It takes a village to grow a successful school garden.

Time to Clean Up

To maintain healthy garden beds and reduce the chance of plant disease and insect problems next summer, clean up fallen leaves and fruits and trim back spent perennials (plants that come back every year).  [Note: Some perennials, like roses, may have specific pruning requirements.  Check with the horticultural agent at your local cooperative extension office for guidance.] If the dead plant material came from healthy plants, add it to the compost pile.  If the plants had looked sickly or had bug problems in late summer, discard the plant material to keep problems from wintering over.

Prepare Garden Beds for Spring

If you’re going to plant early spring crops (fast-growing ones students can enjoy before school lets out include radishes, spinach, arugula and leaf lettuce mix), prepare the beds for planting by adding compost, turning over the soil or tilling, and making rows or mounds (depending on what you’re going to plant). This will help the soil dry out next spring and you’ll be able to easily push in seeds or plant perennial plugs once the soil has warmed up.

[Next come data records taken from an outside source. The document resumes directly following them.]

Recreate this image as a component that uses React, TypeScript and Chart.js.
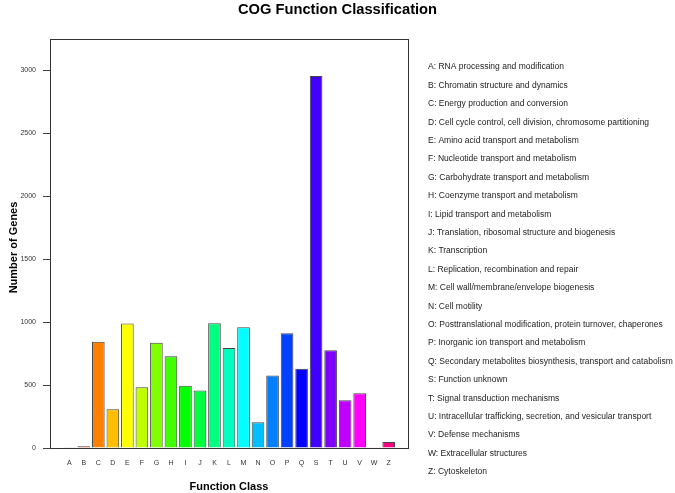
import React, { useEffect, useRef } from "react";
import { Chart, registerables } from "chart.js";

Chart.register(...registerables);

const categories = ["A","B","C","D","E","F","G","H","I","J","K","L","M","N","O","P","Q","S","T","U","V","W","Z"];
const geneCounts = [5,13,845,308,989,483,837,730,494,457,991,794,959,204,577,911,630,2955,776,380,435,1,48];
const barColors = ["#FF0000","#FF4000","#FF8000","#FFBF00","#FFFF00","#BFFF00","#80FF00","#40FF00","#00FF00","#00FF40","#00FF80","#00FFBF","#00FFFF","#00BFFF","#0080FF","#0040FF","#0000FF","#4000FF","#8000FF","#BF00FF","#FF00FF","#FF00BF","#FF0080"];
const descriptions = [
  "A: RNA processing and modification",
  "B: Chromatin structure and dynamics",
  "C: Energy production and conversion",
  "D: Cell cycle control, cell division, chromosome partitioning",
  "E: Amino acid transport and metabolism",
  "F: Nucleotide transport and metabolism",
  "G: Carbohydrate transport and metabolism",
  "H: Coenzyme transport and metabolism",
  "I: Lipid transport and metabolism",
  "J: Translation, ribosomal structure and biogenesis",
  "K: Transcription",
  "L: Replication, recombination and repair",
  "M: Cell wall/membrane/envelope biogenesis",
  "N: Cell motility",
  "O: Posttranslational modification, protein turnover, chaperones",
  "P: Inorganic ion transport and metabolism",
  "Q: Secondary metabolites biosynthesis, transport and catabolism",
  "S: Function unknown",
  "T: Signal transduction mechanisms",
  "U: Intracellular trafficking, secretion, and vesicular transport",
  "V: Defense mechanisms",
  "W: Extracellular structures",
  "Z: Cytoskeleton",
];
const yTickValues = [0, 500, 1000, 1500, 2000, 2500, 3000];
const yMax = 3250;
const chartTitle = "COG Function Classification";
const xTitle = "Function Class";
const yTitle = "Number of Genes";

const FONT = "'Liberation Sans', Arial, Helvetica, sans-serif";

const decorPlugin = {
  id: "decor",
  afterDraw(chart: any) {
    const { ctx, chartArea } = chart;
    const { left, right, top, bottom } = chartArea;
    ctx.save();
    // box
    ctx.strokeStyle = "#333";
    ctx.lineWidth = 1;
    ctx.strokeRect(Math.round(left) + 0.5, Math.round(top) + 0.5, Math.round(right - left), Math.round(bottom - top));
    // title
    ctx.fillStyle = "#000";
    ctx.textAlign = "center";
    ctx.textBaseline = "middle";
    ctx.font = `bold 14.7px ${FONT}`;
    ctx.fillText(chartTitle, 675 / 2, 9.5);
    // x title
    ctx.font = `bold 11px ${FONT}`;
    ctx.fillText(xTitle, (left + right) / 2, 487);
    // y title
    ctx.save();
    ctx.translate(14, (top + bottom) / 2 + 4);
    ctx.rotate(-Math.PI / 2);
    ctx.fillText(yTitle, 0, 0);
    ctx.restore();
    // description list
    ctx.font = `8.5px ${FONT}`;
    ctx.fillStyle = "#222";
    ctx.textAlign = "left";
    descriptions.forEach((d, i) => {
      ctx.fillText(d, 428, 67 + i * 18.4);
    });
    ctx.restore();
  },
};

export default function App() {
  const canvasRef = useRef<HTMLCanvasElement | null>(null);

  useEffect(() => {
    document.body.style.margin = "0";
    const canvas = canvasRef.current;
    if (!canvas) return;
    const chart = new Chart(canvas, {
      type: "bar",
      data: {
        datasets: [
          {
            data: geneCounts.map((v, i) => ({ x: i, y: v })),
            backgroundColor: barColors,
            borderColor: "#444",
            borderWidth: 1,
            barPercentage: 0.87,
            categoryPercentage: 1,
          },
        ],
      },
      options: {
        responsive: false,
        animation: false,
        devicePixelRatio: 1,
        layout: { padding: { left: 0, right: 267, top: 39, bottom: 0 } },
        plugins: {
          legend: { display: false },
          tooltip: { enabled: false },
          title: { display: false },
        },
        scales: {
          x: {
            type: "linear",
            offset: false,
            min: -1.33,
            max: categories.length - 1 + 1.33,
            grid: { display: false, drawTicks: false, offset: false },
            border: { display: false },
            afterBuildTicks: (scale: any) => {
              scale.ticks = categories.map((_, i) => ({ value: i }));
            },
            afterFit: (scale: any) => {
              scale.height = 45;
            },
            ticks: {
              autoSkip: false,
              maxRotation: 0,
              padding: 11,
              color: "#333",
              font: { size: 7, family: FONT },
              callback: (v: any) => categories[v as number] ?? "",
            },
          },
          y: {
            min: 0,
            max: yMax,
            grid: { drawOnChartArea: false, drawTicks: true, tickLength: 7, color: "#444" },
            border: { display: false },
            afterBuildTicks: (scale: any) => {
              scale.ticks = yTickValues.map((v) => ({ value: v }));
            },
            afterFit: (scale: any) => {
              scale.width = 50;
            },
            ticks: {
              padding: 7,
              color: "#333",
              font: { size: 7, family: FONT },
              callback: (v: any) => String(v),
            },
          },
        },
      },
      plugins: [decorPlugin],
    } as any);
    return () => chart.destroy();
  }, []);

  return (
    <div style={{ width: 675, height: 493 }}>
      <canvas ref={canvasRef} width={675} height={493} style={{ display: "block" }} />
    </div>
  );
}
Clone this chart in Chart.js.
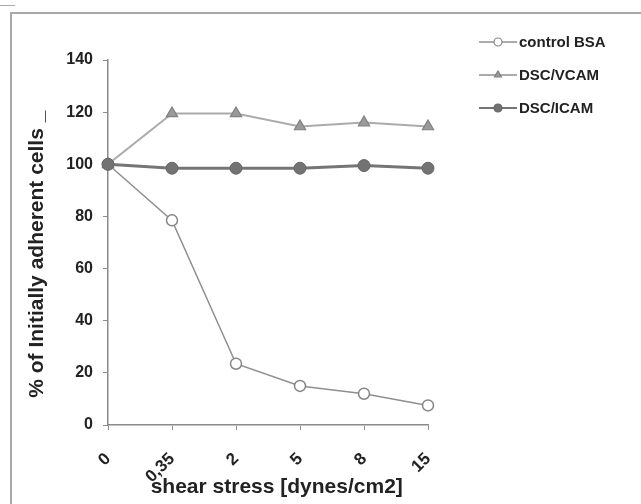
<!DOCTYPE html>
<html>
<head>
<meta charset="utf-8">
<script src="https://cdn.jsdelivr.net/npm/chart.js@4/dist/chart.umd.min.js"></script>
<style>
  html, body { margin: 0; padding: 0; background: #fff; }
  .wrap { position: relative; width: 641px; height: 504px; overflow: hidden; }
  .frame { position: absolute; left: 10px; top: 12px; width: 700px; height: 600px;
    border-left: 2px solid #a8a8a8; border-top: 2px solid #a8a8a8; }
  .nick { position: absolute; left: 0; top: 5px; width: 15px; height: 1px; background: #aaa; }
  canvas { position: absolute; left: 0; top: 0; }
</style>
</head>
<body>
<div class="wrap">
  <div class="nick"></div>
  <div class="frame"></div>
  <canvas class="line-chart" width="641" height="504"></canvas>
</div>
<script>
const shearLabels = ['0', '0,35', '2', '5', '8', '15'];

const controlBSA = [100, 78.5, 23.5, 15, 12, 7.5];
const dscVCAM = [100, 119.5, 119.5, 114.5, 116, 114.5];
const dscICAM = [100, 98.5, 98.5, 98.5, 99.5, 98.5];

const seriesNames = ['control BSA', 'DSC/VCAM', 'DSC/ICAM'];

// the titles sit a little off centre in the original, padded with spaces
const yTitle = '% of Initially adherent cells _\u00a0\u00a0\u00a0\u00a0';
const xTitle = '\u00a0\u00a0\u00a0shear stress [dynes/cm2]';

const fontFamily = 'Arial, "Liberation Sans", sans-serif';

/**
 * Draws the legend by hand: a short line with the marker on it, then the name.
 */
const sideLegend = {
  id: 'sideLegend',
  afterDraw(chart) {
    const { ctx } = chart;
    const rows = [42, 75, 108];
    const byName = {};
    chart.data.datasets.forEach((ds) => { byName[ds.label] = ds; });
    seriesNames.forEach((name, i) => {
      const ds = byName[name];
      const y = rows[i];
      ctx.save();
      ctx.strokeStyle = ds.borderColor;
      ctx.lineWidth = Math.min(ds.borderWidth, 2);
      ctx.beginPath();
      ctx.moveTo(479, y);
      ctx.lineTo(517, y);
      ctx.stroke();
      ctx.fillStyle = ds.pointBackgroundColor;
      ctx.strokeStyle = ds.pointBorderColor;
      ctx.lineWidth = 1.2;
      Chart.helpers.drawPoint(ctx, {
        pointStyle: ds.pointStyle,
        radius: 4,
        rotation: 0,
        borderWidth: 1.2,
      }, 498, y);
      ctx.fillStyle = '#222';
      ctx.font = 'bold 15px ' + fontFamily;
      ctx.textAlign = 'left';
      ctx.textBaseline = 'middle';
      ctx.fillText(name, 519, y + 1);
      ctx.restore();
    });
  },
};

const renderChart = () => {
  const lineChart = document.querySelector('.line-chart');
  // eslint-disable-next-line no-new, no-undef
  new Chart(lineChart, {
    type: 'line',
    data: {
      labels: shearLabels,
      datasets: [
        {
          label: seriesNames[0],
          data: controlBSA,
          order: 2,
          borderColor: '#8f8f8f',
          borderWidth: 1.5,
          pointStyle: 'circle',
          pointRadius: 5.5,
          pointBackgroundColor: '#ffffff',
          pointBorderColor: '#858585',
          pointBorderWidth: 1.5,
        },
        {
          label: seriesNames[1],
          data: dscVCAM,
          order: 1,
          borderColor: '#ababab',
          borderWidth: 2,
          pointStyle: 'triangle',
          pointRadius: 6.5,
          pointBackgroundColor: '#9a9a9a',
          pointBorderColor: '#808080',
          pointBorderWidth: 1.2,
        },
        {
          label: seriesNames[2],
          data: dscICAM,
          order: 0,
          borderColor: '#757575',
          borderWidth: 3,
          pointStyle: 'circle',
          pointRadius: 6,
          pointBackgroundColor: '#737373',
          pointBorderColor: '#666666',
          pointBorderWidth: 1,
        },
      ],
    },
    options: {
      responsive: false,
      animation: false,
      devicePixelRatio: 1,
      layout: {
        padding: { left: 25, top: 60, right: 213, bottom: 0 },
      },
      plugins: {
        legend: { display: false },
        tooltip: { enabled: false },
      },
      scales: {
        x: {
          offset: false,
          afterFit(scale) { scale.height = 79; },
          border: { color: '#8a8a8a', width: 1.5 },
          grid: { drawOnChartArea: false, drawTicks: true, tickLength: 5, color: '#8a8a8a' },
          ticks: {
            color: '#222',
            font: { family: fontFamily, size: 17, weight: 'bold' },
            minRotation: 45,
            maxRotation: 45,
            padding: 19,
          },
          title: {
            display: true,
            text: xTitle,
            color: '#222',
            font: { family: fontFamily, size: 21, weight: 'bold' },
            padding: { top: 0, bottom: 4 },
          },
        },
        y: {
          min: 0,
          max: 140,
          afterFit(scale) { scale.width = 83; },
          border: { color: '#8a8a8a', width: 1.5 },
          grid: { drawOnChartArea: false, drawTicks: true, tickLength: 5, color: '#8a8a8a' },
          ticks: {
            stepSize: 20,
            color: '#222',
            font: { family: fontFamily, size: 16, weight: 'bold' },
            padding: 10,
          },
          title: {
            display: true,
            text: yTitle,
            color: '#222',
            font: { family: fontFamily, size: 21, weight: 'bold' },
            padding: { top: 0, bottom: 0 },
          },
        },
      },
    },
    plugins: [sideLegend],
  });
};

renderChart();
</script>
</body>
</html>
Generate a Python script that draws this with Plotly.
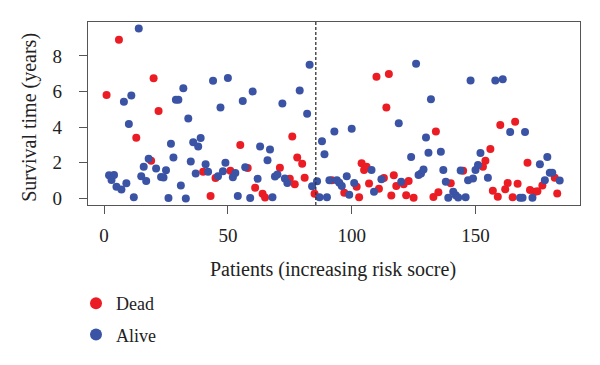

Now’s Still a Good Time to Plant

Before frozen ground makes it impossible, fall is an excellent time to plant perennials, shrubs, and trees, but you will have to water them to help them get established. You also still have time to plant spring-flowering bulbs.  For an impressive, “massed” look, use hula-hoops as your guides and plant the bulbs within the circle.

Mulch Tender Plants

To help tender perennials survive the winter, mulch them with straw.  These include strawberries and raspberries, roses, some herbs and various flowers.

Organize Supplies

Perform a tool shed inventory, clean old mud off tools, and sharpen pruning shears, hoes and shovels. Start your wish list for spring.

Create a Habitat

Now’s the time to help out our feathered friends by putting out bird feeders.  Try different types of seeds and feeders.  You might even try a BirdCam so students can see visitors close-up.  What a great observation and journaling project! You might even have success with a feeder that attaches to your classroom window. Use feeders that are easy for students to help clean and hang, and remember to check the feeders weekly during the entire winter and early spring.  It’s likely you’ll have more species of birds come back every year.